AIM OF THE EXERCISE:
Would you repeat the listing exactly but omit every picture?

DATASET CONTENT:
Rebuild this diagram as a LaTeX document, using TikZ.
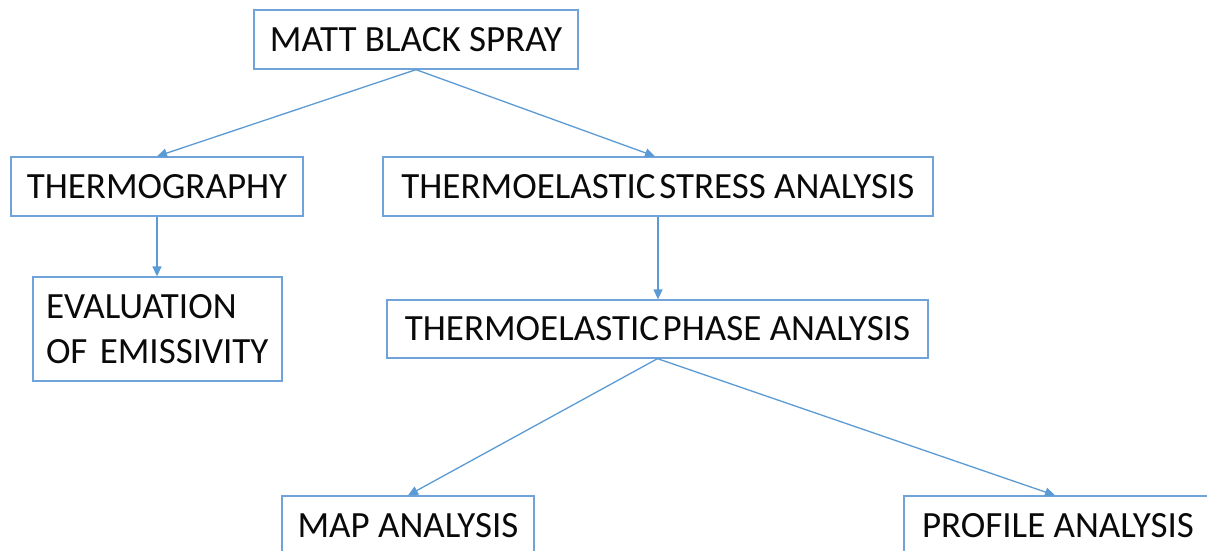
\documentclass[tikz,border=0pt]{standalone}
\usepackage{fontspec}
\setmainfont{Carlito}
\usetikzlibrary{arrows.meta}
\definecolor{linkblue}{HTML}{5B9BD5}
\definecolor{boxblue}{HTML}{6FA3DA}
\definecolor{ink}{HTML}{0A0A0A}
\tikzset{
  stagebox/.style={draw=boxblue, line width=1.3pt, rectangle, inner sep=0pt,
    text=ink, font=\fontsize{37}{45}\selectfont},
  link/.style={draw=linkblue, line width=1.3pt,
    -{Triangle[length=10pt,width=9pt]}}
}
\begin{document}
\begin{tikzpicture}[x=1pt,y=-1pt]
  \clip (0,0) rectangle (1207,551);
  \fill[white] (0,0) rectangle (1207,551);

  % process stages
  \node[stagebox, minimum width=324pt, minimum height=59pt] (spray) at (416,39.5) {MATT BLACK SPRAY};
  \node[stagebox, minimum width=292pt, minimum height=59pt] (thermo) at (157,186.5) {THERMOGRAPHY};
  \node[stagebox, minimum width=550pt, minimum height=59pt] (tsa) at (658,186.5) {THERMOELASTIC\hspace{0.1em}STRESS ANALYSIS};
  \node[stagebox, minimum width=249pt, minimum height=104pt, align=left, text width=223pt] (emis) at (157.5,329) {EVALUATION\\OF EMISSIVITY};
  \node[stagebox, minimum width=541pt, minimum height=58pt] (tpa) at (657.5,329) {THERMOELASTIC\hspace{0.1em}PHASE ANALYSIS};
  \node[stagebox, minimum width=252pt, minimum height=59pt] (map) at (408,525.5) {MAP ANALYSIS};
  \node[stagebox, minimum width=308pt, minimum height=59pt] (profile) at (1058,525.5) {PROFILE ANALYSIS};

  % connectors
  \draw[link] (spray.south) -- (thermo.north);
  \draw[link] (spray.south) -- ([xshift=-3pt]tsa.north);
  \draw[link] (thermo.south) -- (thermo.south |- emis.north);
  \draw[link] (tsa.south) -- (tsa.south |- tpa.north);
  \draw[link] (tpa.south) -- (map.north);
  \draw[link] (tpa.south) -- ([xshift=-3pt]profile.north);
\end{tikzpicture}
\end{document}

PROBLEM SOLUTION:
Rebuild this diagram as a LaTeX document, using TikZ.
\documentclass[tikz,border=0pt]{standalone}
\usepackage{fontspec}
\setmainfont{Carlito}
\usetikzlibrary{arrows.meta}
\definecolor{linkblue}{HTML}{5B9BD5}
\definecolor{boxblue}{HTML}{6FA3DA}
\definecolor{ink}{HTML}{0A0A0A}
\tikzset{
  stagebox/.style={draw=boxblue, line width=1.3pt, rectangle, inner sep=0pt,
    text=ink, font=\fontsize{37}{45}\selectfont},
  link/.style={draw=linkblue, line width=1.3pt,
    -{Triangle[length=10pt,width=9pt]}}
}
\begin{document}
\begin{tikzpicture}[x=1pt,y=-1pt]
  \clip (0,0) rectangle (1207,551);
  \fill[white] (0,0) rectangle (1207,551);

  % process stages
  \node[stagebox, minimum width=324pt, minimum height=59pt] (spray) at (416,39.5) {MATT BLACK SPRAY};
  \node[stagebox, minimum width=292pt, minimum height=59pt] (thermo) at (157,186.5) {THERMOGRAPHY};
  \node[stagebox, minimum width=550pt, minimum height=59pt] (tsa) at (658,186.5) {THERMOELASTIC\hspace{0.1em}STRESS ANALYSIS};
  \node[stagebox, minimum width=249pt, minimum height=104pt, align=left, text width=223pt] (emis) at (157.5,329) {EVALUATION\\OF EMISSIVITY};
  \node[stagebox, minimum width=541pt, minimum height=58pt] (tpa) at (657.5,329) {THERMOELASTIC\hspace{0.1em}PHASE ANALYSIS};
  \node[stagebox, minimum width=252pt, minimum height=59pt] (map) at (408,525.5) {MAP ANALYSIS};
  \node[stagebox, minimum width=308pt, minimum height=59pt] (profile) at (1058,525.5) {PROFILE ANALYSIS};

  % connectors
  \draw[link] (spray.south) -- (thermo.north);
  \draw[link] (spray.south) -- ([xshift=-3pt]tsa.north);
  \draw[link] (thermo.south) -- (thermo.south |- emis.north);
  \draw[link] (tsa.south) -- (tsa.south |- tpa.north);
  \draw[link] (tpa.south) -- (map.north);
  \draw[link] (tpa.south) -- ([xshift=-3pt]profile.north);
\end{tikzpicture}
\end{document}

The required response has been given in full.